C’est un autre type de « livraison à domicile », celle d’une pizza, qui leur a donné l’idée du projet qui les a rendus mondialement célèbres : Delivery for Mr. Assange. Alors que Julian Assange venait de se réfugier à l’ambassade d’Équateur à Londres et que l’œil médiatique était vissé sur la façade proprette du bâtiment de briques, les conversations allaient bon train sur 4chan et autres forums garantissant l’anonymité des locuteurs. Tout à coup, quelqu’un y suggéra qu’Assange devait avoir faim et qu’il serait judicieux de lui commander une pizza. Lorsque, quelques minutes plus tard, surgirent des mobylettes parées de caissons Domino’s aux portes circonscrites non seulement des gardes protocolaires mais aussi de nombreux policiers, activistes, journalistes et curieux, Carmen Weisskopf et Domagoj Smoljo, membres fondateurs de !Mediengruppe Bitnik, furent frappés d’évidence : c’était la rencontre de l’histoire personnelle avec l’abstraction de la géopolitique5. Cette collision du trivial avec l’acmé d’une crise diplomatique à la fois sulfureuse et sociétale, mêlant affaires intimes et internationales, n’est bien entendu pas une première mais elle remémore le passage à ce que l’on pourrait qualifier de « postmodernité sociale », soit l’avènement de la vie privée sur la scène publique, pesant de son poids comme jamais sur les affaires politiques. Si le Monicagate avec la publication à grande échelle du rapport Starr en 1998 marqua, selon les termes du philosophe Thomas Nagel, « l’apogée d’une érosion désastreuse de la vie privée6 », cette affaire affirma dans le même temps la nouvelle toute-puissance de cette arme que tout le monde possède : l’intimité. Si c’est à nouveau elle qui ébranle la machine pourtant férocement huilée du fondateur de Wikileaks, elle est aussi la brèche par laquelle le soutien peut arriver. La livraison de ces pizzas en zone d’immunité diplomatique sur commande de personnes personnellement étrangères à Julian Assange symbolise physiquement l’interaction possible et quasi instantanée que permet le web à toute personne connectée.

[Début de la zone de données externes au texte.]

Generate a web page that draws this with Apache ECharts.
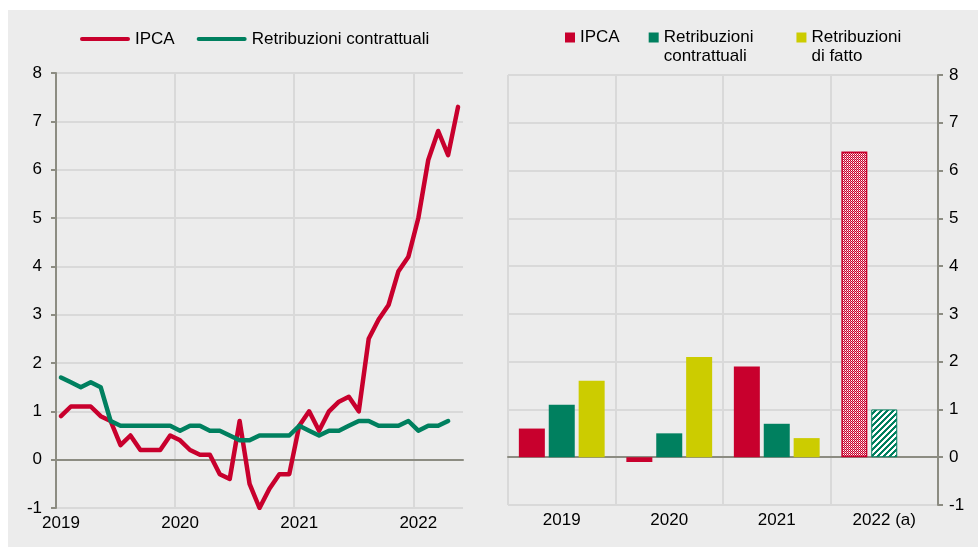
<!DOCTYPE html>
<html>
<head>
<meta charset="utf-8">
<script src="https://cdn.jsdelivr.net/npm/echarts@6/dist/echarts.min.js"></script>
<style>
html, body { margin: 0; padding: 0; background: #fff; }
#bg { position: absolute; left: 8px; top: 10px; width: 970px; height: 537px; background: #ececec; }
#chart { position: absolute; left: 0; top: 0; width: 978px; height: 547px; }
</style>
</head>
<body>
<div id="bg"></div>
<div id="chart"></div>
<script>
// monthly categories, gen 2019 - mag 2022
var years = [2019, 2020, 2021, 2022];
var months = [];
years.forEach(function (y) {
    for (var m = 1; m <= 12; m++) months.push(y + '-' + (m < 10 ? '0' + m : m));
});
months = months.slice(0, 41);

var ipcaMonthly = [0.9, 1.1, 1.1, 1.1, 0.9, 0.8, 0.3, 0.5, 0.2, 0.2, 0.2, 0.5,
    0.4, 0.2, 0.1, 0.1, -0.3, -0.4, 0.8, -0.5, -1.0, -0.6, -0.3, -0.3,
    0.7, 1.0, 0.6, 1.0, 1.2, 1.3, 1.0, 2.5, 2.9, 3.2, 3.9, 4.2,
    5.0, 6.2, 6.8, 6.3, 7.3];
var contrattualiMonthly = [1.7, 1.6, 1.5, 1.6, 1.5, 0.8, 0.7, 0.7, 0.7, 0.7, 0.7, 0.7,
    0.6, 0.7, 0.7, 0.6, 0.6, 0.5, 0.4, 0.4, 0.5, 0.5, 0.5, 0.5,
    0.7, 0.6, 0.5, 0.6, 0.6, 0.7, 0.8, 0.8, 0.7, 0.7, 0.7, 0.8,
    0.6, 0.7, 0.7, 0.8];

// annual bars
var annualCats = ['2019', '2020', '2021', '2022 (a)'];
var ipcaAnnual = [0.6, -0.1, 1.9, 6.4];
var contrattualiAnnual = [1.1, 0.5, 0.7, 1.0];
var fattoAnnual = [1.6, 2.1, 0.4, null];
var forecastCat = '2022 (a)';

var RED = '#c8002d', GREEN = '#00805f', YELLOW = '#cccc00';
var AXIS = '#8c8c82', GRID = '#d9d9d9';
var FONT = "'Liberation Sans', Arial, sans-serif";

function checkerPattern() {
    var c = document.createElement('canvas');
    c.width = 2; c.height = 2;
    var g = c.getContext('2d');
    g.fillStyle = RED;
    g.fillRect(0, 0, 2, 2);
    g.fillStyle = '#ffffff';
    g.fillRect(1, 0, 1, 1);
    g.fillStyle = '#ea8fa3';
    g.fillRect(0, 1, 1, 1);
    return c;
}
function stripePattern() {
    var c = document.createElement('canvas');
    c.width = 6; c.height = 6;
    var g = c.getContext('2d');
    g.fillStyle = '#ffffff';
    g.fillRect(0, 0, 6, 6);
    g.fillStyle = GREEN;
    for (var x = 0; x < 6; x++) {
        for (var y = 0; y < 6; y++) {
            if ((x + y) % 6 < 3) g.fillRect(x, y, 1, 1);
        }
    }
    return c;
}

function withForecast(values, style) {
    return values.map(function (v, i) {
        if (v === null) return '-';
        if (annualCats[i] === forecastCat) return { value: v, itemStyle: style };
        return v;
    });
}

var yearTick = function (idx) { return idx % 12 === 0; };
var txt = { color: '#000', fontFamily: FONT, fontSize: 17 };

var chart = echarts.init(document.getElementById('chart'));
chart.setOption({
    animation: false,
    textStyle: { fontFamily: FONT },
    legend: [{
        left: 80, top: 29, padding: 0,
        itemWidth: 50, itemHeight: 14, itemGap: 22,
        selectedMode: false,
        icon: 'path://M2,0L48,0A2,2,0,0,1,48,4L2,4A2,2,0,0,1,2,0Z',
        textStyle: { color: '#000', fontFamily: FONT, fontSize: 17, lineHeight: 20 },
        data: ['IPCA', 'Retribuzioni contrattuali']
    }, {
        left: 565, top: 9, padding: 0,
        itemWidth: 10, itemHeight: 10, itemGap: 29,
        selectedMode: false,
        icon: 'rect',
        // empty first line keeps the first text line level with the square
        formatter: function (name) { return name.indexOf('\n') >= 0 ? '\n' + name : name; },
        textStyle: { color: '#000', fontFamily: FONT, fontSize: 17, lineHeight: 19 },
        data: [
            { name: 'IPCA' },
            { name: 'Retribuzioni\ncontrattuali', textStyle: { padding: [0, 14, 0, 0] } },
            { name: 'Retribuzioni\ndi fatto' }
        ]
    }],
    grid: [
        { left: 56, top: 73, right: 515, bottom: 39 },
        { left: 508, top: 75, right: 40, bottom: 42 }
    ],
    xAxis: [{
        gridIndex: 0, type: 'category', data: months, position: 'bottom',
        axisLine: { show: false, onZero: false },
        axisTick: { show: false },
        axisLabel: Object.assign({ interval: yearTick, margin: 7,
            formatter: function (v) { return v.slice(0, 4); } }, txt),
        // the band end line is always added as 5th line: make it transparent
        splitLine: { show: true, interval: yearTick,
            lineStyle: { color: [GRID, GRID, GRID, GRID, 'rgba(0,0,0,0)'], width: 2 } }
    }, {
        gridIndex: 0, type: 'category', data: months, position: 'top',
        axisLine: { onZero: true, lineStyle: { color: AXIS, width: 2 } },
        axisTick: { inside: true, length: 4, interval: yearTick, lineStyle: { color: AXIS, width: 2 } },
        axisLabel: { show: false },
        splitLine: { show: false }
    }, {
        gridIndex: 1, type: 'category', data: annualCats, position: 'bottom',
        axisLine: { show: false, onZero: false },
        axisTick: { show: false },
        axisLabel: Object.assign({ margin: 7 }, txt),
        splitLine: { show: true, lineStyle: { color: GRID, width: 2 } }
    }, {
        gridIndex: 1, type: 'category', data: annualCats, position: 'top',
        axisLine: { onZero: true, lineStyle: { color: AXIS, width: 2 } },
        axisTick: { inside: true, length: 4, lineStyle: { color: AXIS, width: 2 } },
        axisLabel: { show: false },
        splitLine: { show: false }
    }],
    yAxis: [{
        gridIndex: 0, type: 'value', min: -1, max: 8, interval: 1, position: 'left',
        axisLine: { show: true, onZero: false, lineStyle: { color: AXIS, width: 2 } },
        axisTick: { show: true, length: 5, lineStyle: { color: AXIS, width: 2 } },
        axisLabel: Object.assign({ margin: 14 }, txt),
        splitLine: { lineStyle: { color: GRID, width: 2 } }
    }, {
        gridIndex: 1, type: 'value', min: -1, max: 8, interval: 1, position: 'right',
        axisLine: { show: true, onZero: false, lineStyle: { color: AXIS, width: 2 } },
        axisTick: { show: true, length: 5, lineStyle: { color: AXIS, width: 2 } },
        axisLabel: Object.assign({ margin: 11 }, txt),
        splitLine: { lineStyle: { color: GRID, width: 2 } }
    }],
    series: [{
        name: 'IPCA', type: 'line', xAxisIndex: 0, yAxisIndex: 0,
        data: ipcaMonthly, color: RED, symbol: 'none',
        lineStyle: { width: 4.5, cap: 'round', join: 'round' }
    }, {
        name: 'Retribuzioni contrattuali', type: 'line', xAxisIndex: 0, yAxisIndex: 0,
        data: contrattualiMonthly, color: GREEN, symbol: 'none',
        lineStyle: { width: 4.5, cap: 'round', join: 'round' }
    }, {
        name: 'IPCA', type: 'bar', xAxisIndex: 2, yAxisIndex: 1,
        barWidth: 26, barGap: '15%', color: RED,
        data: withForecast(ipcaAnnual, {
            color: { image: checkerPattern(), repeat: 'repeat' },
            borderColor: RED, borderWidth: 1.5
        })
    }, {
        name: 'Retribuzioni\ncontrattuali', type: 'bar', xAxisIndex: 2, yAxisIndex: 1,
        barWidth: 26, barGap: '15%', color: GREEN,
        data: withForecast(contrattualiAnnual, {
            color: { image: stripePattern(), repeat: 'repeat' },
            borderColor: GREEN, borderWidth: 1
        })
    }, {
        name: 'Retribuzioni\ndi fatto', type: 'bar', xAxisIndex: 2, yAxisIndex: 1,
        barWidth: 26, barGap: '15%', color: YELLOW,
        data: withForecast(fattoAnnual, {})
    }]
});
</script>
</body>
</html>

Six mois plus tard, poursuivant selon leurs termes cette idée de « casser cette barrière physique autour de l’ambassade », !Mediengruppe Bitnik adressait un colis à l’ambassade, un colis un peu spécial doté d’un téléphone en mode GPS et appareil photo programmé pour prendre une photo toutes les dix secondes et l’uploader dans l’instant sur un compte Twitter. Plusieurs batteries y étaient reliées pour lui permettre d’assurer son suivi en direct tout au long de son trajet dans Londres, du bureau de poste d’Hackney à l’ambassade. Cette performance de Mail Art du troisième millénaire dura trente-six heures, trente-six heures pendant lesquelles elle tint en haleine un certain nombre de followers mais aussi les téléspectateurs lambda de la BBC qui la retransmit elle aussi en direct. Pour ceux qui n’étaient pas devant leur écran les 16 et 17 janvier 2013, la vidéo qui en résulte7, en libre accès sur YouTube,fera office de séance de rattrapage. La question qui taraude tous ceux qui l’ont visionnée est la suivante : comment une vidéo qui montre majoritairement un écran noir — tout au mieux des images indistinctes — assorti de commentaires laconiques et on ne peut plus descriptifs tels que « Black », « Total Blackout » ou « Image Black » peut-elle être aussi passionnante ?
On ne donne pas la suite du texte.